Companies vary in the selection of benefits they offer employees.  Core benefits available to all full-time employees typically include paid vacation and/or sick days.  Other benefits, such as health, life, disability or long term care insurance may also be available, often on an elective basis.   In these cases, the employee may be required to take action to enroll, and be responsible for paying some or all of the premium. 

Let’s explore some popular optional benefits, and how they interact with more traditional core benefits and long term care insurance.

Critical Illness

Critical illness policies typically pay out a lump sum cash payment if the policyholder experiences one of the critical illnesses explicitly listed in the insurance policy. Some policies require the satisfaction of a ‘survival period,’ a minimum number of days the insured must survive from diagnosis.  Examples of covered occurrences might include: heart attack/bypass surgery, cancer, organ transplant.

Note that the schedule of payments in the policy has no direct correlation to medical expenses incurred (such as found in health insurance), or income lost (such as disability insurance).  Although the typical one-time payment is well-suited to mitigating the initial shock and costs of traumatic medical events, this model may be becoming increasingly obsolete, as individuals live for years, not weeks, with what was once a terminal diagnosis. 

Once the acute need for medical care ceases, a prognosis involving diminished physical and/or mental capacity may carry costs of its own beyond medical expenses.   These costs can include lost wages, the inability to further fund retirement accounts, and the cost of long term caregivers. Modern medicine’s steps forward are likely to make disability and long term care insurance even more important.

Accidental Death Policies

Accidental death policies – like their close relatives accidental death benefit riders; pay out only if the cause of death is accidental.  These policies may be compared to the large lottery jackpots that occasionally make the mainstream news.  The cost is so small that there are a lot of takers.  Why is the cost so low?  Because the likelihood of dying by a cause deemed to be an accident is so low!
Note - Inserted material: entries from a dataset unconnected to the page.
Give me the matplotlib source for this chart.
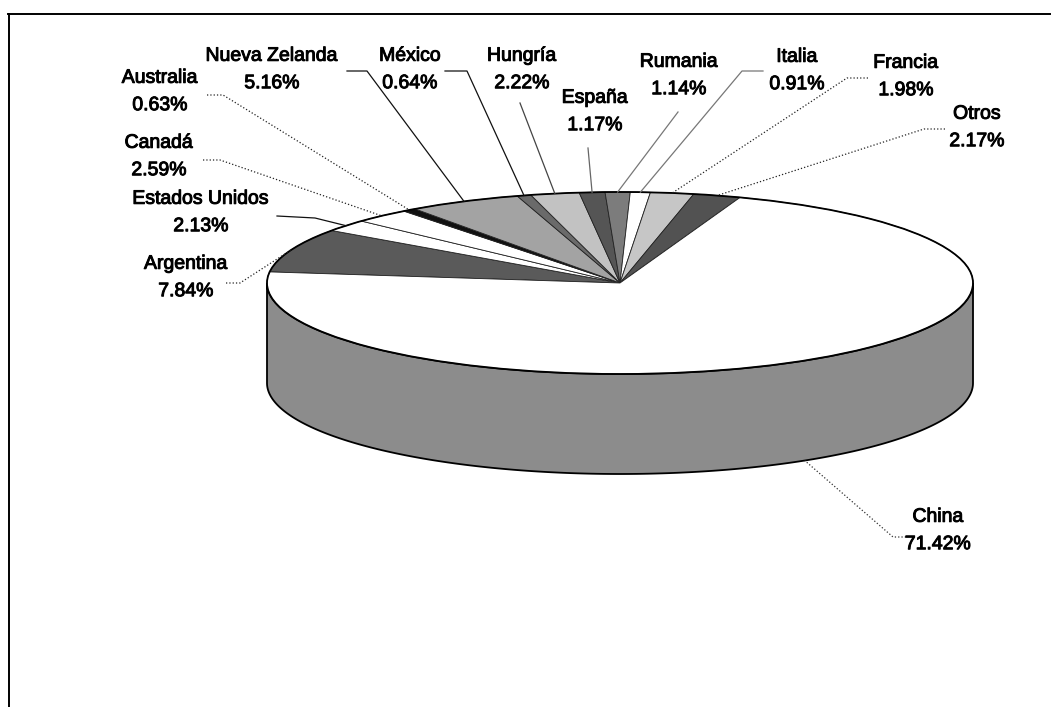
import numpy as np
import matplotlib.pyplot as plt
import matplotlib.patheffects as pe
from matplotlib.patches import Circle, Polygon

plt.rcParams['font.family'] = ['Liberation Sans', 'DejaVu Sans']

# shares in %, in drawing order (clockwise from the left edge of the pie)
countries = ["Argentina", "Estados Unidos", "Canadá", "Australia", "Nueva Zelanda",
             "México", "Hungría", "España", "Rumania", "Italia", "Francia", "Otros", "China"]
shares = [7.84, 2.13, 2.59, 0.63, 5.16, 0.64, 2.22, 1.17, 1.14, 0.91, 1.98, 2.17, 71.42]

slice_colors = ["#5a5a5a", "#ffffff", "#ffffff", "#111111", "#a3a3a3", "#6a6a6a",
                "#c2c2c2", "#555555", "#7c7c7c", "#ffffff", "#c6c6c6", "#525252", "#ffffff"]
side_color = "#8c8c8c"

# label layout (image pixels): text centre, leader start, elbow (or None)
label_xy = [(186, 278), (201, 213), (159, 157), (160, 92), (272, 70), (410, 70),
            (522, 70), (595, 112), (679, 76), (797, 71), (906, 77), (977, 128), (938, 531)]
leader_start = [(226, 283), (277, 216), (203, 160), (207, 95), (347, 71), (445, 71),
                (520, 103), (588, 148), (678, 112), (763, 71), (868, 78), (945, 129), (906, 537)]
leader_elbow = [(240, 283), (315, 218), (220, 160), (223, 95), (367, 71), (467, 71),
                None, None, None, (742, 71), (847, 78), (924, 129), (893, 537)]
leader_ls = [":", "-", ":", ":", "-", "-", "-", "-", "-", "-", ":", ":", ":"]
leader_col = ["#222222", "#111111", "#222222", "#222222", "#111111", "#111111",
              "#444444", "#666666", "#777777", "#777777", "#222222", "#222222", "#333333"]

W, H = 1055, 707
CX, CY = 620, 283      # pie centre
RX, RY = 353, 91       # ellipse radii of the top face
DEPTH = 100            # thickness of the pie


def to_pie(x, y):
    return (x - CX) / RX, (CY - y) / RY


fig = plt.figure(figsize=(W / 100, H / 100), dpi=100)
ax = fig.add_axes([0, 0, 1, 1])

wedges, _ = ax.pie(shares, colors=slice_colors, startangle=173, counterclock=False,
                   wedgeprops=dict(edgecolor="#222222", linewidth=0.6, zorder=2))

ax.set_aspect('auto')
ax.set_xlim(-CX / RX, (W - CX) / RX)
ax.set_ylim((CY - H) / RY, CY / RY)
ax.axis('off')

# side wall (front half, all China)
d = DEPTH / RY
t = np.linspace(np.pi, 2 * np.pi, 300)
side_x = np.concatenate([np.cos(t), np.cos(t[::-1])])
side_y = np.concatenate([np.sin(t), np.sin(t[::-1]) - d])
ax.add_patch(Polygon(np.column_stack([side_x, side_y]), closed=True,
                     facecolor=side_color, edgecolor="black", linewidth=1.3, zorder=1))
ax.add_patch(Circle((0, 0), 1, fill=False, edgecolor="black", linewidth=1.3, zorder=3))

# labels and leader lines
thick = [pe.withStroke(linewidth=0.7, foreground="black")]
for i, name in enumerate(countries):
    w = wedges[i]
    mid = np.deg2rad((w.theta1 + w.theta2) / 2)
    rim = (np.cos(mid), np.sin(mid))
    if name == "China":
        rim = (np.cos(mid), np.sin(mid) - d)
    pts = [to_pie(*leader_start[i])]
    if leader_elbow[i] is not None:
        pts.append(to_pie(*leader_elbow[i]))
    pts.append(rim)
    pts = np.array(pts)
    ax.plot(pts[:, 0], pts[:, 1], color=leader_col[i], linestyle=leader_ls[i],
            linewidth=0.9, zorder=4)
    tx, ty = to_pie(*label_xy[i])
    ax.text(tx, ty, f"{name}\n{shares[i]:.2f}%", ha='center', va='center',
            fontsize=14, linespacing=1.8, color="black", zorder=5,
            path_effects=thick)

# frame lines (top and left only)
fx, fy = zip(to_pie(8, 14), to_pie(1050, 14))
ax.plot(fx, fy, color="black", linewidth=1.4, clip_on=False)
fx, fy = zip(to_pie(9, 14), to_pie(9, 707))
ax.plot(fx, fy, color="black", linewidth=1.4, clip_on=False)

fig.savefig("out.png", dpi=100)
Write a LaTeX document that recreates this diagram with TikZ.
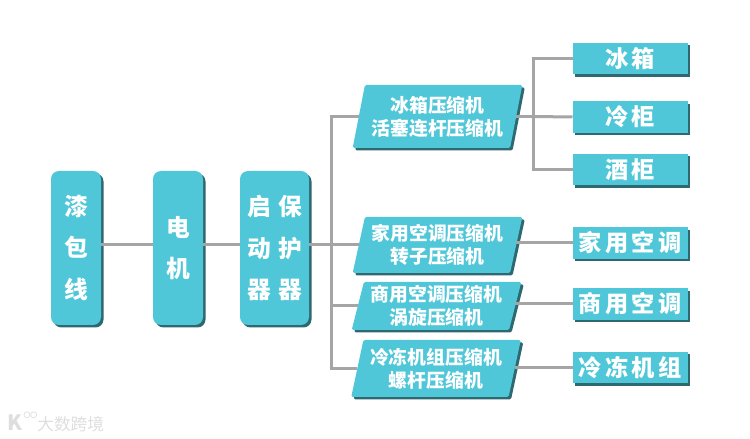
\documentclass[tikz,border=0pt]{standalone}
\usepackage{fontspec}
\usepackage{xcolor}
\usetikzlibrary{shapes.geometric, positioning, shadows}
\setmainfont{Noto Sans CJK SC}
\newfontfamily\zhwide[LetterSpace=15]{Noto Sans CJK SC}
\definecolor{boxcolor}{RGB}{79,199,216}
\definecolor{shadecolor}{RGB}{46,104,112}
\definecolor{linkcolor}{RGB}{165,165,165}
\definecolor{markcolor}{RGB}{222,222,222}

\begin{document}
\begin{tikzpicture}[
    shade box/.style={fill=boxcolor, text=white, font=\bfseries, inner sep=0pt, outer sep=0pt, align=center,
        drop shadow={shadow xshift=0.05cm, shadow yshift=-0.05cm, fill=shadecolor, opacity=1}},
    column/.style={shade box, rectangle, rounded corners=0.16cm, minimum height=3.08cm, font=\zhwide\bfseries\fontsize{13.5pt}{15pt}\selectfont},
    comp/.style={shade box, trapezium, trapezium stretches=true, trapezium left angle=75, trapezium right angle=105,
        rounded corners=0.03cm, minimum width=3.4cm, font=\bfseries\fontsize{10.7pt}{13.2pt}\selectfont},
    dest/.style={shade box, rectangle, minimum width=2.3cm, minimum height=0.63cm, font=\zhwide\bfseries\fontsize{13.2pt}{15pt}\selectfont},
    link/.style={draw=linkcolor, line width=0.06cm}
]
\useasboundingbox (0,0) rectangle (15,-8.78);

% Left chain
\node[column, minimum width=1.0cm] (wire) at (1.52,-4.96) {漆\\[0.3cm]包\\[0.3cm]线};
\node[column, minimum width=1.0cm, right=1.04cm of wire] (motor) {电\\[0.3cm]机};
\node[column, minimum width=1.38cm, right=0.74cm of motor] (starter) {启\hspace{0.15cm}保\\[0.3cm]动\hspace{0.15cm}护\\[0.3cm]器\hspace{0.15cm}器};

% Compressors
\node[comp, minimum height=1.26cm] (fridgecomp) at (8.75,-2.33) {冰箱压缩机\\活塞连杆压缩机};
\node[comp, minimum height=1.12cm] (homecomp) at (8.75,-4.90) {家用空调压缩机\\转子压缩机};
\node[comp, minimum height=0.96cm] (officecomp) at (8.73,-6.12) {商用空调压缩机\\涡旋压缩机};
\node[comp, minimum height=1.14cm] (coldcomp) at (8.72,-7.37) {冷冻机组压缩机\\螺杆压缩机};

% Products
\node[dest] (fridge) at (12.6,-1.17) {冰箱};
\node[dest, below=0.54cm of fridge] (freezer) {冷柜};
\node[dest, below=0.42cm of freezer] (wine) {酒柜};
\node[dest] (home) at (12.6,-4.86) {家用空调};
\node[dest] (office) at (12.6,-6.08) {商用空调};
\node[dest] (cold) at (12.6,-7.35) {冷冻机组};

% Connectors
\coordinate (bus) at (6.62,-4.9);
\coordinate (fork) at (10.66,-2.33);
\draw[link] (wire.east |- bus) -- (motor.west |- bus);
\draw[link] (motor.east |- bus) -- (starter.west |- bus);
\draw[link] (starter.east |- bus) -- (bus);
\draw[link] (fridgecomp.left side) -| (bus) |- (coldcomp.left side);
\draw[link] (bus) -- (homecomp.left side);
\draw[link] (bus |- officecomp.left side) -- (officecomp.left side);
\draw[link] (fridgecomp.right side) -- (fork);
\draw[link] (fridge.west) -| (fork) |- (wine.west);
\draw[link] (fork) -- (freezer.west);
\draw[link] (homecomp.right side |- home.west) -- (home.west);
\draw[link] (officecomp.right side |- office.west) -- (office.west);
\draw[link] (coldcomp.right side |- cold.west) -- (cold.west);

% Watermark
\node[text=markcolor, font=\fontsize{9.5pt}{9.5pt}\selectfont, anchor=west, inner sep=0pt] (markname) at (0.74,-8.48) {大数跨境};
\node[text=markcolor, font=\bfseries\fontsize{12pt}{12pt}\selectfont, anchor=west, inner sep=0pt] (markk) at (0.14,-8.46) {K};
\node[draw=markcolor, circle, minimum size=0.12cm, inner sep=0pt, right=0.02cm of markk.north east] (markdota) {};
\node[draw=markcolor, circle, minimum size=0.12cm, inner sep=0pt, right=0pt of markdota] (markdotb) {};

\end{tikzpicture}
\end{document}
Surviving spouses and loved one suffer an economic loss no matter what the cause of death, so these policies, though great in the right circumstance, should not be a foundational part of a life insurance plan.


Additional Caveats

Accidental death policies and critical illness coverage may not be portable – or affordable – when employment ends.  In contrast, long term care insurance (LTCi) – which provides a benefit when extended care is needed – is a great example of coverage designed to be kept for life (or until a claim arises).   LTCi claims usually occur after age 80, and the contract terms and premium are not tied to employment or age.


Long term care insurance is there for policyholders whether actively at work or retired…whether the triggering cause is accidental – or not…and whether or not the cause for benefit trigger is included in a laundry list of covered maladies.  Typically, the only excluded malady is a claim related to alcoholism – check your policy.
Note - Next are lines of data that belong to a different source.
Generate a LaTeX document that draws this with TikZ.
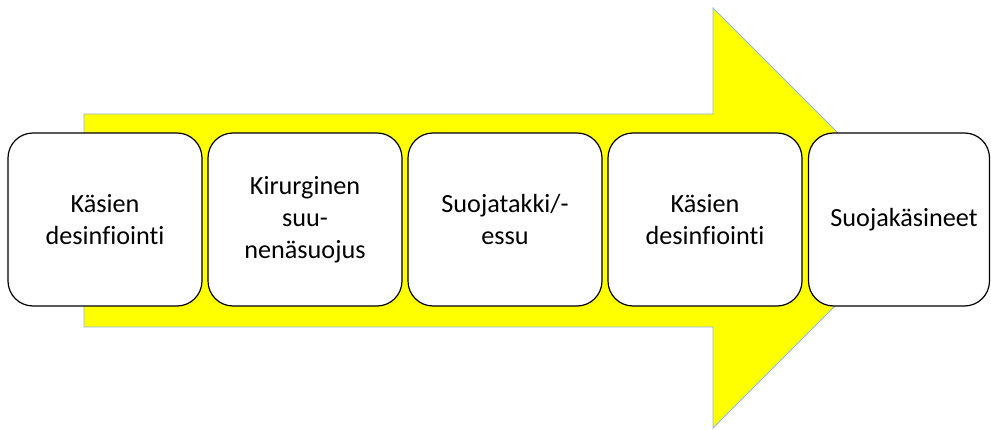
\documentclass[tikz,border=0pt]{standalone}
\usepackage{fontspec}
\setmainfont{Carlito}[Ligatures=CommonOff]
\definecolor{arrowyellow}{HTML}{FFFF00}
\definecolor{arrowedge}{HTML}{8EB4E3}
\begin{document}
\begin{tikzpicture}[x=1pt,y=-1pt,
  stepbox/.style={draw=black, line width=1.2pt, fill=white, rounded corners=25pt,
    minimum height=173pt, inner sep=0pt, align=center,
    font=\fontsize{26.2}{32}\selectfont},
  bigarrow/.style={fill=arrowyellow, draw=arrowedge, line width=0.8pt}]
\useasboundingbox (0,0) rectangle (991,430);
\draw[bigarrow] (84,114) -- (713,114) -- (713,8) -- (923,218) -- (713,428) -- (713,327) -- (84,327) -- cycle;
\node[stepbox, minimum width=194pt] (b1) at (105,219.5) {Käsien\\desinfiointi};
\node[stepbox, minimum width=194pt] (b2) at (305,219.5) {Kirurginen\\suu-\\nenäsuojus};
\node[stepbox, minimum width=194pt] (b3) at (505,219.5) {Suojatakki/-\\essu};
\node[stepbox, minimum width=194pt] (b4) at (705,219.5) {Käsien\\desinfiointi};
\node[stepbox, minimum width=181pt] (b5) at (899,219.5) {\hspace*{10pt}Suojakäsineet};
\end{tikzpicture}
\end{document}
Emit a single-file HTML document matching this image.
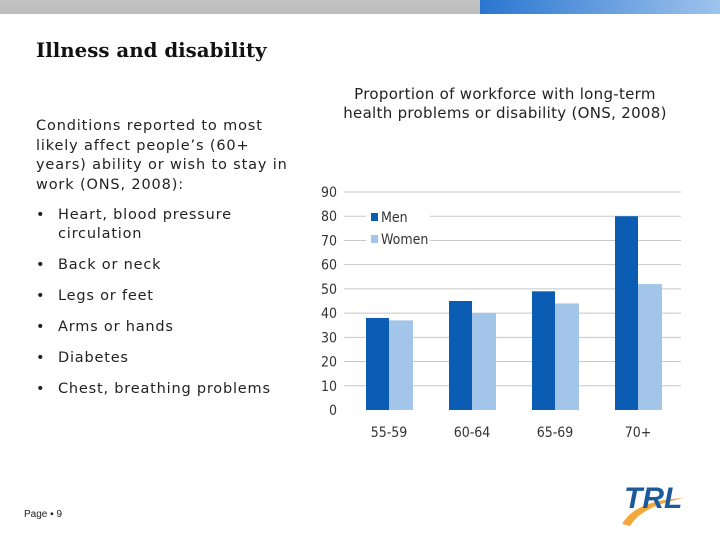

By tying benefits to the existence of a loss (loss of ADLs and severe cognitive impairment) instead of the cause of the loss, the likelihood of collecting is much higher.  Policyholders can sleep secure in the knowledge that they have taken a prudent course to protect themselves if they need care from a disease or accident during working years or in retirement – whether the problem arises accidentally, appears on a special list – or not!